Different Python implementations have varying ways of interpreting the language:

  • CPython: The standard and most widely used implementation of Python. It compiles code to bytecode and interprets it.
  • PyPy: A just-in-time (JIT) compiler implementation of Python that speeds up execution by optimizing bytecode into machine code at runtime.
  • Jython: Python implemented in Java, which compiles Python code into Java bytecode.
  • IronPython: Python implemented in C#, designed to integrate with .NET.

In conclusion, Python is interpreted through a combination of compilation to bytecode and execution by the Python Virtual Machine, which abstracts the complexity and allows developers to focus on writing Python code.
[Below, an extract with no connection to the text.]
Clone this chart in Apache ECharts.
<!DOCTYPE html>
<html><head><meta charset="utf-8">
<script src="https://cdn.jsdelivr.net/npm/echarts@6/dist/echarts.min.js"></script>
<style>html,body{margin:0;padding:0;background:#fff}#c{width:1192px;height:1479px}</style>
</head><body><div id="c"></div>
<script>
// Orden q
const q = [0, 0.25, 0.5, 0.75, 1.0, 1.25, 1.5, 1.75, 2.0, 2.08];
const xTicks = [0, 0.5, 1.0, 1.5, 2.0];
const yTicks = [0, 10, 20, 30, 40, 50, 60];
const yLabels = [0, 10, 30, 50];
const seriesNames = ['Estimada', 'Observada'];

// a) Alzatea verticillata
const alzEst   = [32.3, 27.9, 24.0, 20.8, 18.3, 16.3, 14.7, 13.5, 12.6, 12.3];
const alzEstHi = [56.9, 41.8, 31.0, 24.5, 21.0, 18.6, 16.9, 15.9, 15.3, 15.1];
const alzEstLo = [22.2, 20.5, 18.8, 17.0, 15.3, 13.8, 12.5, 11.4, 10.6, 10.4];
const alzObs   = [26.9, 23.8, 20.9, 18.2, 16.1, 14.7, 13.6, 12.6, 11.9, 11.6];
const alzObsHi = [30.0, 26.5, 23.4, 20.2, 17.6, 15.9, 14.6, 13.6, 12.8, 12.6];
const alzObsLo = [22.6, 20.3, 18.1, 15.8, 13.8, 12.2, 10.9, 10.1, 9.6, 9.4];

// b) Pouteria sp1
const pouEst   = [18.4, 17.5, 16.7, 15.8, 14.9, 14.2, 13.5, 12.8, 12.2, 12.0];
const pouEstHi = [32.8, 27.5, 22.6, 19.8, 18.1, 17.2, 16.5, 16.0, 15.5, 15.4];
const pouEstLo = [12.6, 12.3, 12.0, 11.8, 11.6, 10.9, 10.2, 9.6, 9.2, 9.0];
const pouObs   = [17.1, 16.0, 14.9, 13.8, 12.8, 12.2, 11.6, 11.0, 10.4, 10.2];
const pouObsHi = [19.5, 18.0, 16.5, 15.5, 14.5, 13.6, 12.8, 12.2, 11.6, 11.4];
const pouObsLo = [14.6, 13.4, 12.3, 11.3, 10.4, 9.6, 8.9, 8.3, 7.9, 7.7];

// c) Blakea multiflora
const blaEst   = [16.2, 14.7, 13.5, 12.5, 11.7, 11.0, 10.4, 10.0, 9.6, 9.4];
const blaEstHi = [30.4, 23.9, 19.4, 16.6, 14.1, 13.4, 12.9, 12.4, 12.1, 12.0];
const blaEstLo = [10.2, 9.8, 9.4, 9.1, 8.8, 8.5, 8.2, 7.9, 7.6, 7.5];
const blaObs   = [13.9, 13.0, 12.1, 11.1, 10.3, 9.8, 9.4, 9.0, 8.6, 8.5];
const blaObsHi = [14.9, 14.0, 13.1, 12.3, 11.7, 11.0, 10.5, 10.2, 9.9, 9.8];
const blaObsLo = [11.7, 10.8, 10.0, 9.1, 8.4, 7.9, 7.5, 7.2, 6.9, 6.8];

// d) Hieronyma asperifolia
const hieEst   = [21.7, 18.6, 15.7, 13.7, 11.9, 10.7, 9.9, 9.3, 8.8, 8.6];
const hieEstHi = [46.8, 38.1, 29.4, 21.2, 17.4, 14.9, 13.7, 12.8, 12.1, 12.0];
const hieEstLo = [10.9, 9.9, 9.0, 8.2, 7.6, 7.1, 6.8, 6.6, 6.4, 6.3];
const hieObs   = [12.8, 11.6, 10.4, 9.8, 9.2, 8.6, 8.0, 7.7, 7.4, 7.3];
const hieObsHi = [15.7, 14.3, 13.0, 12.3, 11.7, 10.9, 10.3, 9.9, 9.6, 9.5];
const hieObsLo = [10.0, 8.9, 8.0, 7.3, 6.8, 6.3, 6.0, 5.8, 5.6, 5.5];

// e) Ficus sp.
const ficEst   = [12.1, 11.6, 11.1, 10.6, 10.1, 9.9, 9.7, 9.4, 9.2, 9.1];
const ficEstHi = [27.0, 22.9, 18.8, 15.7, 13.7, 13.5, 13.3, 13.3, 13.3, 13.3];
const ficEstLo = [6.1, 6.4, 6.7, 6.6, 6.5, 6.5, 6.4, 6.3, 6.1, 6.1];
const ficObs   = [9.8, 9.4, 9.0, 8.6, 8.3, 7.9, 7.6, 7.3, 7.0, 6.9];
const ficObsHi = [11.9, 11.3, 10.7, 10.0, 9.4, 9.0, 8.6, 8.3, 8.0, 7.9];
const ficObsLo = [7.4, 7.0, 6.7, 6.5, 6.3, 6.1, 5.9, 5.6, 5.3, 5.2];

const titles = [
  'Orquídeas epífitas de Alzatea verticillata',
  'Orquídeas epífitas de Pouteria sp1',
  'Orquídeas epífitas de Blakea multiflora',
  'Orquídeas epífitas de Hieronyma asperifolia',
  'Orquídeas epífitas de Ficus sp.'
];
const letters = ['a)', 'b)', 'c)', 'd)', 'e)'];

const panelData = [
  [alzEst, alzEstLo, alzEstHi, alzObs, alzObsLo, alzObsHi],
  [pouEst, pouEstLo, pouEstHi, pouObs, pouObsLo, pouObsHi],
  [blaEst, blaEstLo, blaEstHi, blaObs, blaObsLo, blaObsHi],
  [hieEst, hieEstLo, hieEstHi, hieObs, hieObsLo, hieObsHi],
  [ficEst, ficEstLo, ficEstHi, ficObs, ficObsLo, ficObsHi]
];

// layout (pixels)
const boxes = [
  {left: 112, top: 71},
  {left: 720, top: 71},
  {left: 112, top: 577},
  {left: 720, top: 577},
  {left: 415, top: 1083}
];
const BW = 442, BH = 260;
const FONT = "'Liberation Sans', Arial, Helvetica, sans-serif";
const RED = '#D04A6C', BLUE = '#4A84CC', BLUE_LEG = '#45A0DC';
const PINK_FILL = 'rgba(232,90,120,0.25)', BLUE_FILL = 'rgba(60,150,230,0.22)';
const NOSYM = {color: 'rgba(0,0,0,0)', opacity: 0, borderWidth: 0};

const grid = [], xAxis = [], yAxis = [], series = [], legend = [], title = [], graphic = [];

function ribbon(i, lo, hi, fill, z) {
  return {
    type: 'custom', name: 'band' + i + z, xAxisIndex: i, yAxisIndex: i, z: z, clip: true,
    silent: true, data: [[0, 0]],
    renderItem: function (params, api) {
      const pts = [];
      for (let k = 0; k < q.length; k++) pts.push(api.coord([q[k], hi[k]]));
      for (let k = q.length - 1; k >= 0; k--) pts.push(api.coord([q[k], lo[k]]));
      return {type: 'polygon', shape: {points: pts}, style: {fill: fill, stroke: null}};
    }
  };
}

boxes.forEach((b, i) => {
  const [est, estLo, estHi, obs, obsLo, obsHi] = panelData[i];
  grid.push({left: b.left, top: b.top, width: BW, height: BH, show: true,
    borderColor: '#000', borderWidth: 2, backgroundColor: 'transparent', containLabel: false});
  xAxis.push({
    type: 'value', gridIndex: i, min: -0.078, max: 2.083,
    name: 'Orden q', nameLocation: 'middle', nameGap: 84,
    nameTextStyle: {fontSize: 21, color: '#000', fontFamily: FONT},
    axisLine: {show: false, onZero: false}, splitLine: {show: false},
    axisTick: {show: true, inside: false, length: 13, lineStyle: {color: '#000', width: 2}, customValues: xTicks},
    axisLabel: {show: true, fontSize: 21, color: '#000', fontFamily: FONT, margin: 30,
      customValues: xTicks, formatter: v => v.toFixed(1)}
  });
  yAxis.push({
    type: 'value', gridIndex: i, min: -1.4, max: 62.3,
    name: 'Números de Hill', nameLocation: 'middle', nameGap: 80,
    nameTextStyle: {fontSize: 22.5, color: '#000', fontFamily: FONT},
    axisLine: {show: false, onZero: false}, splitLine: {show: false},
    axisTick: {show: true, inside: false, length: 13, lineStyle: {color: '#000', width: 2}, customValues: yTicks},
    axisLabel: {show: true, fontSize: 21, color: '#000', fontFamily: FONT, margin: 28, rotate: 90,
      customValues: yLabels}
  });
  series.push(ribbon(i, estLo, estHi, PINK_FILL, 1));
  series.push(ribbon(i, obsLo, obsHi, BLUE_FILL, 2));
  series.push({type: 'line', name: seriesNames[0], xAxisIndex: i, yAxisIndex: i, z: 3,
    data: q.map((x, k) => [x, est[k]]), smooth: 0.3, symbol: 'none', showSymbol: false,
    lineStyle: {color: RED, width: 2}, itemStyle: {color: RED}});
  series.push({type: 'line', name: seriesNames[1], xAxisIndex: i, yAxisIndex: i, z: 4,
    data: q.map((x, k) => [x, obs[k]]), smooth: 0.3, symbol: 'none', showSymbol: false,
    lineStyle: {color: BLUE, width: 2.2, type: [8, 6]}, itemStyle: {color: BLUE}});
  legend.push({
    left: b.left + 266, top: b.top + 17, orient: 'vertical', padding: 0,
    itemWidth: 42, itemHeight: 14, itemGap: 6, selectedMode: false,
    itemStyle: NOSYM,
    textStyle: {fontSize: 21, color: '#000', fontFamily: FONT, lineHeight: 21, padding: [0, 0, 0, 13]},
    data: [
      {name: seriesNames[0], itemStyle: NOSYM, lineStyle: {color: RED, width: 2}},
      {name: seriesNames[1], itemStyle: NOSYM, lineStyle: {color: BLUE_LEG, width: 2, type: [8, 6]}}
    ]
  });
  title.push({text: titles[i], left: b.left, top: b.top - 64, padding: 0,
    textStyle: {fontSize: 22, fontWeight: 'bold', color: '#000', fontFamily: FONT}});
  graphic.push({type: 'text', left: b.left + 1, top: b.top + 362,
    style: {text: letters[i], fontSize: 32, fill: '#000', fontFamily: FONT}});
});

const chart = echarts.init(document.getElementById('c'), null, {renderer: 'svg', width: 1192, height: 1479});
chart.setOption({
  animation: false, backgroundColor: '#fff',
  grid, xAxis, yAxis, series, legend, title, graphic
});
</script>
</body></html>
How does Python handle exceptions?

In Python, exceptions are handled using try-except blocks. This mechanism allows you to catch and manage errors that occur during program execution, preventing the program from crashing. Here’s a breakdown of how Python handles exceptions:


1. Basic Structure of Try-Except:

try:
    # Code that might raise an exception
    risky_code()
except ExceptionType:
    # Code to handle the exception
    print("An error occurred.")
  • try block: Contains the code that might throw an exception.
  • except block: Contains the code to handle specific exceptions.

2. Handling Specific Exceptions:

You can handle specific types of exceptions to address them appropriately.

try:
    result = 10 / 0
except ZeroDivisionError:
    print("You can't divide by zero!")

Here, only a ZeroDivisionError will be caught.
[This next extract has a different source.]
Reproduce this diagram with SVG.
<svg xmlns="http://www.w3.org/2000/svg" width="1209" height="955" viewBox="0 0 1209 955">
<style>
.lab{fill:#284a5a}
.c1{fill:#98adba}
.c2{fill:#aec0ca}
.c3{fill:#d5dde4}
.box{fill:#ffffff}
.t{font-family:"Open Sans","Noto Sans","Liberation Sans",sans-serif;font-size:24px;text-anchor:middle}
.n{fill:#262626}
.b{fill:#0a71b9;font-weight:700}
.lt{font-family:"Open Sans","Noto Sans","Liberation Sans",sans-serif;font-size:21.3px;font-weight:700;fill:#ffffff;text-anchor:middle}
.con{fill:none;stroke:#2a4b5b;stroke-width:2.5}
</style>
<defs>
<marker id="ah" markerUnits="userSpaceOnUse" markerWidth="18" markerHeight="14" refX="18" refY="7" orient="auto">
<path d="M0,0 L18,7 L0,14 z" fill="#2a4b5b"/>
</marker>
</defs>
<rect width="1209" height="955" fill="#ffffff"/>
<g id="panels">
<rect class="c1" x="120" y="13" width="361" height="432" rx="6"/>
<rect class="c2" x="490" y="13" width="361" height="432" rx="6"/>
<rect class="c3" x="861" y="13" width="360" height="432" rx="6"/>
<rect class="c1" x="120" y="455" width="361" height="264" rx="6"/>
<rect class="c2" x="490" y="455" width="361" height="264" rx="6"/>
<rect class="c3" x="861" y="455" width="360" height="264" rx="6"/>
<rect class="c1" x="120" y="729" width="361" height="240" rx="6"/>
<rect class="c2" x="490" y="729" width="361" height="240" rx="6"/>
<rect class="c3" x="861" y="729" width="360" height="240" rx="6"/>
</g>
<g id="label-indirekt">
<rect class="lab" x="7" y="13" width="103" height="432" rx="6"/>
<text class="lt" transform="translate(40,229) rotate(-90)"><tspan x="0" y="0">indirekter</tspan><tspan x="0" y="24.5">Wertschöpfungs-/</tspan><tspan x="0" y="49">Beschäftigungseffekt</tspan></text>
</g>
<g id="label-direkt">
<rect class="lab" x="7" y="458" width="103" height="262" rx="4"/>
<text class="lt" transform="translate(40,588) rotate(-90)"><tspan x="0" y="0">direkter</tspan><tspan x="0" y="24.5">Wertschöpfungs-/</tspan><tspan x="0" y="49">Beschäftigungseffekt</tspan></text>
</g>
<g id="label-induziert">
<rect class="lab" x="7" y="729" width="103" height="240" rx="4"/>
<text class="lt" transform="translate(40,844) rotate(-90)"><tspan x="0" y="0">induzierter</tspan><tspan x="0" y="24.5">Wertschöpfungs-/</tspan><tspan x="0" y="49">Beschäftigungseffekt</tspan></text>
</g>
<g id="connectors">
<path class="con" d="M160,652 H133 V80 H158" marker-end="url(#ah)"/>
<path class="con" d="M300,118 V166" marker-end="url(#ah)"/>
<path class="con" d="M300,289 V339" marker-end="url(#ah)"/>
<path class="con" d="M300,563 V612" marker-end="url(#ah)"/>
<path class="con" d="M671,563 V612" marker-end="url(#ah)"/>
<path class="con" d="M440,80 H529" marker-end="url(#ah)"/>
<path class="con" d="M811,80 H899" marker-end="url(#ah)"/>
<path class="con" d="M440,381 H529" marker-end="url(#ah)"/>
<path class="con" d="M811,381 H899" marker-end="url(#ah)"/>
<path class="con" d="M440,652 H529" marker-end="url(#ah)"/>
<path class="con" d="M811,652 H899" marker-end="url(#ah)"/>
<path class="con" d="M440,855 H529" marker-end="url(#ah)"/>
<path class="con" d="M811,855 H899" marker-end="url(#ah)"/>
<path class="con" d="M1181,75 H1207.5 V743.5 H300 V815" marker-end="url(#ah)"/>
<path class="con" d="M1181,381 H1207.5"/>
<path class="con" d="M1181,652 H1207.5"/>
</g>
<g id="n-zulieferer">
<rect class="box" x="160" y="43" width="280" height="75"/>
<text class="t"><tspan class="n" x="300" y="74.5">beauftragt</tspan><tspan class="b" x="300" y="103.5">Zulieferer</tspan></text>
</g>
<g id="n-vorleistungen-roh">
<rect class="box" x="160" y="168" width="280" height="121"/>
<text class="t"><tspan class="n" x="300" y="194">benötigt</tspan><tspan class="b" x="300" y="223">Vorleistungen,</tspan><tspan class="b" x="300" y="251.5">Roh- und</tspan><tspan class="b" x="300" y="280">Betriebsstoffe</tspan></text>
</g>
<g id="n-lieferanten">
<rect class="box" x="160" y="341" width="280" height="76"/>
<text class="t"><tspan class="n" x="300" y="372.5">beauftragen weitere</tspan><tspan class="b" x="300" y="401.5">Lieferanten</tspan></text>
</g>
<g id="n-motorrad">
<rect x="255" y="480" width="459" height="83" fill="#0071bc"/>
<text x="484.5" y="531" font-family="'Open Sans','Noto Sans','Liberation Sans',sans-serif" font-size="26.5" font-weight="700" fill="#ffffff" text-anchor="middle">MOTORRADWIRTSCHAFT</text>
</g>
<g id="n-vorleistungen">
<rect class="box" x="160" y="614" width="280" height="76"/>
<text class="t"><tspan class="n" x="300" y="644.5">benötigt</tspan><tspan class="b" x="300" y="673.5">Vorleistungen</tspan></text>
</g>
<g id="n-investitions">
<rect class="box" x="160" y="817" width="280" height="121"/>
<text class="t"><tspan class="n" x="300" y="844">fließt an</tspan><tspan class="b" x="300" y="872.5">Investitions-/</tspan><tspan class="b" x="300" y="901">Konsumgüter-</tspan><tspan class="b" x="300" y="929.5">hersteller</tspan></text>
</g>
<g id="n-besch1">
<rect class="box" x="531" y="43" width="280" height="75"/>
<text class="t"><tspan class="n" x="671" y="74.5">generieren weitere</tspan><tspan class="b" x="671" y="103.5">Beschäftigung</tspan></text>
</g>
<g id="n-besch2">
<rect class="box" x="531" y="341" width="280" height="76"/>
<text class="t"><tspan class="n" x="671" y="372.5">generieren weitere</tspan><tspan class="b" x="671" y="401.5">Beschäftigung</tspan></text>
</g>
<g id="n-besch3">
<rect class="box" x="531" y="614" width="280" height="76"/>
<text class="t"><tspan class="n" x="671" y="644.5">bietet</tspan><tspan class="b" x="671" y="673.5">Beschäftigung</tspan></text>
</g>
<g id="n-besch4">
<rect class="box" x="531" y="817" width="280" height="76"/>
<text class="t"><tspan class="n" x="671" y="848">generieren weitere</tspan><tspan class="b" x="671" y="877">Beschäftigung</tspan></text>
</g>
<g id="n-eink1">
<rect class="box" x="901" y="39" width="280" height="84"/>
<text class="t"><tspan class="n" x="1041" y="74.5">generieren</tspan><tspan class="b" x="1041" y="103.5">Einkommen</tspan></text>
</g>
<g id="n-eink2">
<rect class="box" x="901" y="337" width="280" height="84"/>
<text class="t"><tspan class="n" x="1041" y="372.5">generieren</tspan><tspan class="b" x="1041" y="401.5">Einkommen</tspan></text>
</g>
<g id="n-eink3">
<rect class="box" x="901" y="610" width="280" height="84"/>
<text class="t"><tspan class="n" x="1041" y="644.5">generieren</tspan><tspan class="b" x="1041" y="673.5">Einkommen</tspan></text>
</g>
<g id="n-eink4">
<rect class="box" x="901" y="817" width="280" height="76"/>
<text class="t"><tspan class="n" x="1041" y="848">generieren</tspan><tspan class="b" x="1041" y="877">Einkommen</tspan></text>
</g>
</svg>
3. Catching Multiple Exceptions:

You can handle multiple exceptions either by listing them in a tuple or using multiple except blocks.

try:
    risky_code()
except (ValueError, KeyError) as e:
    print(f"Caught a ValueError or KeyError: {e}")
try:
    risky_code()
except ValueError:
    print("ValueError occurred.")
except KeyError:
    print("KeyError occurred.")

4. Catching All Exceptions:

To catch all exceptions, use except Exception or a bare except (not recommended).

try:
    risky_code()
except Exception as e:
    print(f"An unexpected error occurred: {e}")

5. The Else Clause:

The else block runs if the try block does not raise any exception.

try:
    result = 10 / 2
except ZeroDivisionError:
    print("You can't divide by zero!")
else:
    print(f"Result is {result}")

6. The Finally Clause:

The finally block is used to execute code regardless of whether an exception was raised or not. It’s often used for cleanup operations.

try:
    risky_code()
except Exception:
    print("An error occurred.")
finally:
    print("This will always execute.")

7. Raising Exceptions:

You can raise exceptions explicitly using the raise keyword.

if age < 0:
    raise ValueError("Age cannot be negative!")

8. Custom Exceptions:

You can define custom exceptions by subclassing the Exception class.
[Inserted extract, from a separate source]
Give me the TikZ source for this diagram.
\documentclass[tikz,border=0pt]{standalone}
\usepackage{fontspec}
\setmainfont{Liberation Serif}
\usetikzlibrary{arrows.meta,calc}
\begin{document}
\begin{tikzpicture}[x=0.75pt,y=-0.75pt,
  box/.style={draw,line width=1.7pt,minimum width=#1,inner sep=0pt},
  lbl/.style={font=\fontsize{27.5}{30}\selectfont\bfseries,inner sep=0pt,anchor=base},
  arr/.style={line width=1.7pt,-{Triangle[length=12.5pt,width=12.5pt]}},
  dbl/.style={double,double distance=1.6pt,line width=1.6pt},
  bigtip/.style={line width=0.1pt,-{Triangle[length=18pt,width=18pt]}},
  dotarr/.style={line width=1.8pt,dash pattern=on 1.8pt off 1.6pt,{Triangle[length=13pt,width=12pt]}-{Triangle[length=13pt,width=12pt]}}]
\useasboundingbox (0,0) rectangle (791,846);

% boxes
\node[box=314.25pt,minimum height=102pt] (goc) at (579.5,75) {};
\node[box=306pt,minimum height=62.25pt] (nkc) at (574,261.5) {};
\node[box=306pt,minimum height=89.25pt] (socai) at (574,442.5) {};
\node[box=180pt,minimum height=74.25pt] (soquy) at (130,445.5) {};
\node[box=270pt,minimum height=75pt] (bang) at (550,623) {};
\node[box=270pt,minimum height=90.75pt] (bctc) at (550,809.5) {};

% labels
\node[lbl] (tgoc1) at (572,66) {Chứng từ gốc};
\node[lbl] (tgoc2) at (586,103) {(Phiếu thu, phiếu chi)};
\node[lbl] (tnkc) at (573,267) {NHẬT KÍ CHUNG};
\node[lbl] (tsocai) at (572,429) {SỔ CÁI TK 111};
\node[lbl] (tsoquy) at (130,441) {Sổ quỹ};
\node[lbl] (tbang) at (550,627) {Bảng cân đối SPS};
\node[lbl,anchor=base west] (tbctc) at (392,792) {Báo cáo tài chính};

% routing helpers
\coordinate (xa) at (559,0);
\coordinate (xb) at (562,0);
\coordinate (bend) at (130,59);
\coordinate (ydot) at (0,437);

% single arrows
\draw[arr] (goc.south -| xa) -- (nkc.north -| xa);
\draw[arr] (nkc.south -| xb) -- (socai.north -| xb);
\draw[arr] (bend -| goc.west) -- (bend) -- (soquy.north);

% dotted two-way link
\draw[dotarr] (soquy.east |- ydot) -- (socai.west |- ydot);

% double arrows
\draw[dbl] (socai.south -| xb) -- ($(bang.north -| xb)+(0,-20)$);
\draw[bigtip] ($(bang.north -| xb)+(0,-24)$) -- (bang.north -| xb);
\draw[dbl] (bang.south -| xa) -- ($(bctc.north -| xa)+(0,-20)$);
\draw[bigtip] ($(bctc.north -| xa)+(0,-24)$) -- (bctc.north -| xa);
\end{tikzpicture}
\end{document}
class CustomError(Exception):
    pass

try:
    raise CustomError("This is a custom error!")
except CustomError as e:
    print(e)

Summary:

Python’s exception handling mechanism is flexible and powerful, allowing developers to:

  • Anticipate errors.
  • Provide specific responses to different errors.
  • Ensure resources are cleaned up properly.

This promotes robust and maintainable code.